====== DATASET EXCERPT
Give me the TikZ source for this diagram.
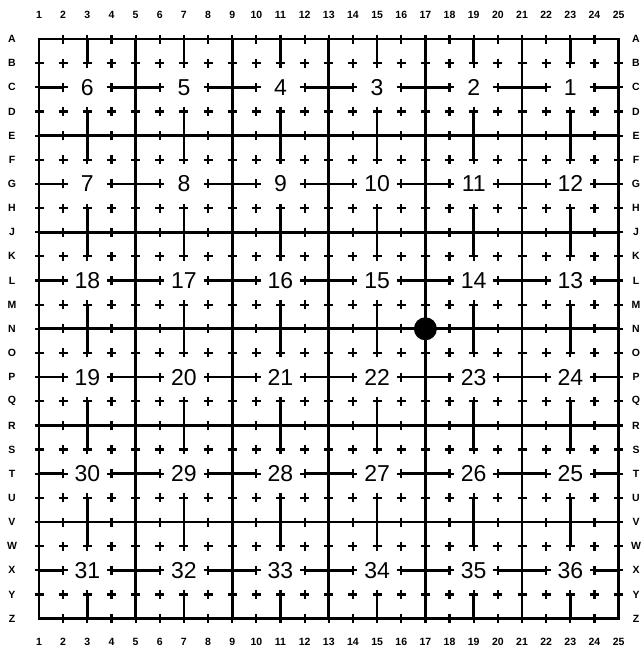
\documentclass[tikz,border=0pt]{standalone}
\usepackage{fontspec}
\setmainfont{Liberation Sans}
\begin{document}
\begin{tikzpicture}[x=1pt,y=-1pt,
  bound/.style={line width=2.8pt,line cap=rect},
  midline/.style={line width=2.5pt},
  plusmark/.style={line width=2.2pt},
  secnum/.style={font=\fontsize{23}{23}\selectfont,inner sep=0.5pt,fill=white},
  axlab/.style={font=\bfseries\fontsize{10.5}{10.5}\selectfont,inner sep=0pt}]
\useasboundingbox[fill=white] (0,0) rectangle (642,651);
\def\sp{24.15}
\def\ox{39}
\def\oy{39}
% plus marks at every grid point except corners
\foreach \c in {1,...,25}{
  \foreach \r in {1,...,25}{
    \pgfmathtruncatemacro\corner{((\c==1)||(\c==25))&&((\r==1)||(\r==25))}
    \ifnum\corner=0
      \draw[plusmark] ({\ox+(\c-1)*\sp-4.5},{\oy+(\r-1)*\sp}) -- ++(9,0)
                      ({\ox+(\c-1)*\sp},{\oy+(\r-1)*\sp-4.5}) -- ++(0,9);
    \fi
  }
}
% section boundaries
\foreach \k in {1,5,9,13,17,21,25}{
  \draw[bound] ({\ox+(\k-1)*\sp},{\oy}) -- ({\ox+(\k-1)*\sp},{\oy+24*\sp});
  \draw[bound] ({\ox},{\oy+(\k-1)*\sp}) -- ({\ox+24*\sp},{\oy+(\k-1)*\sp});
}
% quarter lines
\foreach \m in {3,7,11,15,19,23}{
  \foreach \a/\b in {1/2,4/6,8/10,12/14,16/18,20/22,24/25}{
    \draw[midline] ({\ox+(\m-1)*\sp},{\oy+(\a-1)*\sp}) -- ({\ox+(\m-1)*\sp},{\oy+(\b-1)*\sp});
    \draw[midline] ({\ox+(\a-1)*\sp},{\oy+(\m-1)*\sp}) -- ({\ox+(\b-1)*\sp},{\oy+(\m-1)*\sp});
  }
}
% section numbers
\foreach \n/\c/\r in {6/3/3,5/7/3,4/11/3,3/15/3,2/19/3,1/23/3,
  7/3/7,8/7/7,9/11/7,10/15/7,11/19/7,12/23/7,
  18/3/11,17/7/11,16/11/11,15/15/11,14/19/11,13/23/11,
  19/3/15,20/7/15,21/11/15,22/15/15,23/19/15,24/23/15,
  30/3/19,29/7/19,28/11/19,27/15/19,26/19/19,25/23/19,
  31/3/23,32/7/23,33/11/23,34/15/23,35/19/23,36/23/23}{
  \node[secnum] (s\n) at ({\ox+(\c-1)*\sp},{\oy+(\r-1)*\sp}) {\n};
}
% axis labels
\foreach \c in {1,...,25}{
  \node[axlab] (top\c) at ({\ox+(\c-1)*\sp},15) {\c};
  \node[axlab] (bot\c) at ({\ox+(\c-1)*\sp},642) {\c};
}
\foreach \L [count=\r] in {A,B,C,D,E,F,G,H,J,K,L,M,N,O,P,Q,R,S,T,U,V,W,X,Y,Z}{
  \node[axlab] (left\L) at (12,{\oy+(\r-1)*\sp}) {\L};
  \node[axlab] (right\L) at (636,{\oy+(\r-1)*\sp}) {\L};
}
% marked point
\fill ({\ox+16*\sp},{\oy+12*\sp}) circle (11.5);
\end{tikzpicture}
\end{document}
============
*SET TASK*
Reproduce the whole listing exactly, but not the images in it.

*WORKED ANSWER*
Give me the TikZ source for this diagram.
\documentclass[tikz,border=0pt]{standalone}
\usepackage{fontspec}
\setmainfont{Liberation Sans}
\begin{document}
\begin{tikzpicture}[x=1pt,y=-1pt,
  bound/.style={line width=2.8pt,line cap=rect},
  midline/.style={line width=2.5pt},
  plusmark/.style={line width=2.2pt},
  secnum/.style={font=\fontsize{23}{23}\selectfont,inner sep=0.5pt,fill=white},
  axlab/.style={font=\bfseries\fontsize{10.5}{10.5}\selectfont,inner sep=0pt}]
\useasboundingbox[fill=white] (0,0) rectangle (642,651);
\def\sp{24.15}
\def\ox{39}
\def\oy{39}
% plus marks at every grid point except corners
\foreach \c in {1,...,25}{
  \foreach \r in {1,...,25}{
    \pgfmathtruncatemacro\corner{((\c==1)||(\c==25))&&((\r==1)||(\r==25))}
    \ifnum\corner=0
      \draw[plusmark] ({\ox+(\c-1)*\sp-4.5},{\oy+(\r-1)*\sp}) -- ++(9,0)
                      ({\ox+(\c-1)*\sp},{\oy+(\r-1)*\sp-4.5}) -- ++(0,9);
    \fi
  }
}
% section boundaries
\foreach \k in {1,5,9,13,17,21,25}{
  \draw[bound] ({\ox+(\k-1)*\sp},{\oy}) -- ({\ox+(\k-1)*\sp},{\oy+24*\sp});
  \draw[bound] ({\ox},{\oy+(\k-1)*\sp}) -- ({\ox+24*\sp},{\oy+(\k-1)*\sp});
}
% quarter lines
\foreach \m in {3,7,11,15,19,23}{
  \foreach \a/\b in {1/2,4/6,8/10,12/14,16/18,20/22,24/25}{
    \draw[midline] ({\ox+(\m-1)*\sp},{\oy+(\a-1)*\sp}) -- ({\ox+(\m-1)*\sp},{\oy+(\b-1)*\sp});
    \draw[midline] ({\ox+(\a-1)*\sp},{\oy+(\m-1)*\sp}) -- ({\ox+(\b-1)*\sp},{\oy+(\m-1)*\sp});
  }
}
% section numbers
\foreach \n/\c/\r in {6/3/3,5/7/3,4/11/3,3/15/3,2/19/3,1/23/3,
  7/3/7,8/7/7,9/11/7,10/15/7,11/19/7,12/23/7,
  18/3/11,17/7/11,16/11/11,15/15/11,14/19/11,13/23/11,
  19/3/15,20/7/15,21/11/15,22/15/15,23/19/15,24/23/15,
  30/3/19,29/7/19,28/11/19,27/15/19,26/19/19,25/23/19,
  31/3/23,32/7/23,33/11/23,34/15/23,35/19/23,36/23/23}{
  \node[secnum] (s\n) at ({\ox+(\c-1)*\sp},{\oy+(\r-1)*\sp}) {\n};
}
% axis labels
\foreach \c in {1,...,25}{
  \node[axlab] (top\c) at ({\ox+(\c-1)*\sp},15) {\c};
  \node[axlab] (bot\c) at ({\ox+(\c-1)*\sp},642) {\c};
}
\foreach \L [count=\r] in {A,B,C,D,E,F,G,H,J,K,L,M,N,O,P,Q,R,S,T,U,V,W,X,Y,Z}{
  \node[axlab] (left\L) at (12,{\oy+(\r-1)*\sp}) {\L};
  \node[axlab] (right\L) at (636,{\oy+(\r-1)*\sp}) {\L};
}
% marked point
\fill ({\ox+16*\sp},{\oy+12*\sp}) circle (11.5);
\end{tikzpicture}
\end{document}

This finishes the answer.